Companies entering the FTSE may see renewed demand for their stock as managers of funds that track the index have to buy the shares. Recent experience, however, suggests that in some cases where investors anticipate a share's promotion to the index, the extra demand may come before the official announcement, and tail off once the stock is part of the FTSE.
Bookham's initial public offering made a billionaire of president and chief executive Andrew Rickman, who founded the company 11 years ago and still owns just over 25 percent. His achievements at Bookham this week even got royal recognition, when Queen Elizabeth awarded Rickman the Order of the British Empire, a civil order of merit.

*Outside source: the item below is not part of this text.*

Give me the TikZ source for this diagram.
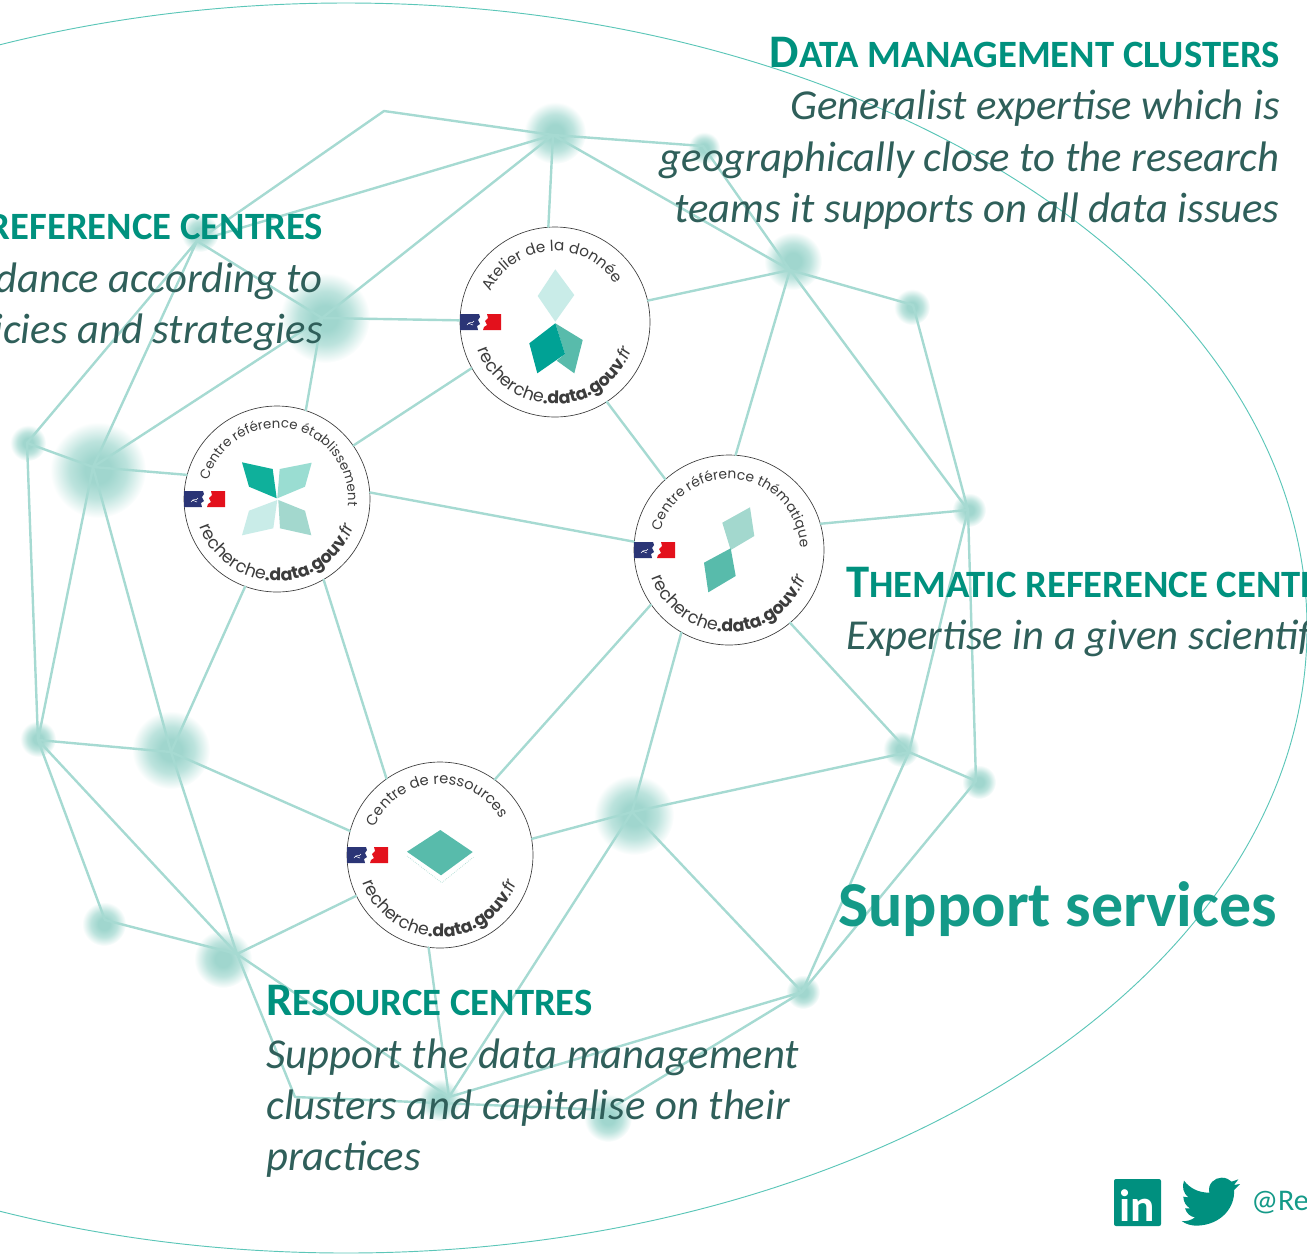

Breakthrough promises technological advance
Based in Oxfordshire, England, the company's breakthrough is in devising components based on silicon - the stuff of computer microchips -- that integrates the functions of several optical components currently used in fiber networks. These optical integrated circuits, which can be used to create, guide, amplify, combine and separate light signals, can replace an array of older-fashioned components including lasers, lenses and filters, and can combine several functions on a single chip. As the demand for data carriage capacity - or bandwidth - mushrooms, the need for such nimble components is expected to soar.
"Bookham (BKHM: Research, Estimates) is operating in a high-growth area," says Paul Kavanagh, a partner at London stockbroker Killik & Co. "The market will be worth some $20 billion a year by 2003 - the stock is worth every bit of its valuation."
Kavanagh recommends the stock as a "buy", advising investors to tuck it away for at least three years, explaining: "The technology they have developed has been a long time in the making - that makes it difficult for regular component manufacturers to replicate."
Bookham's approach of putting a range of optical functions onto a silicon wafer - which can be relatively cheaply made, using mass-production techniques standardized in the semiconductor industry -- contrasts with the current state of the art among makers of fiber-optic components.
"Component manufacturing is experiencing extreme supply bottlenecks," wrote analysts at Goldman Sachs, which acts as investment banker to Bookham, in a recent research report on the U.K. company. "The industry is currently made up of engineers with tweezers laboring under microscopes to produce optical components." Such inefficiency not only keeps component prices high, but is producing pent-up demand for the devices needed to fire up the Internet's speed and capacity.
High growth rates in prospect
Goldman predicts that Bookham's sales of £3.5 million last year will turn into £25.5 million in 2000 and £62.9 million in calendar 2001. For the four-year period from 1999 to 2003, the analysts predict a growth rate averaging 260 percent a year. That, they say, would justify a share price of £50, because the forecast rate of annual sales growth is about five times the pace Goldman expects to see at makers of conventional components, such as Silicon Valley-based JDS Uniphase (JDSU: Research, Estimates) and SDL (SDLI: Research, Estimates).
Profit will take a little longer to emerge, but Bookham is forecast to move into the black in 2001. Last year's loss was £16.1 million, and the Goldman Sachs report sees that widening to more than £17 million in 2000 while the costs of investing and expanding output outweigh commercial revenues.
Although Bookham has already vaulted into the FTSE 100 index, it is still in its start-up phase in many ways. Founded in 1989, it launched its first product as recently as 1997, a year before Cisco and Intel together invested £20 million to help fund the company's development, with U.S. cable-TV equipment maker Scientific-Atlanta (SFA: Research, Estimates) pitching in as a shareholder last year.
With the major expansion of production still to come, analysts warn that the company's ability to transform itself from a startup with a bright idea into a mass producer of components for global customers is still to be proven. How well CEO Rickman and his team manage that growth will dictate whether the shares live up to their lofty valuation.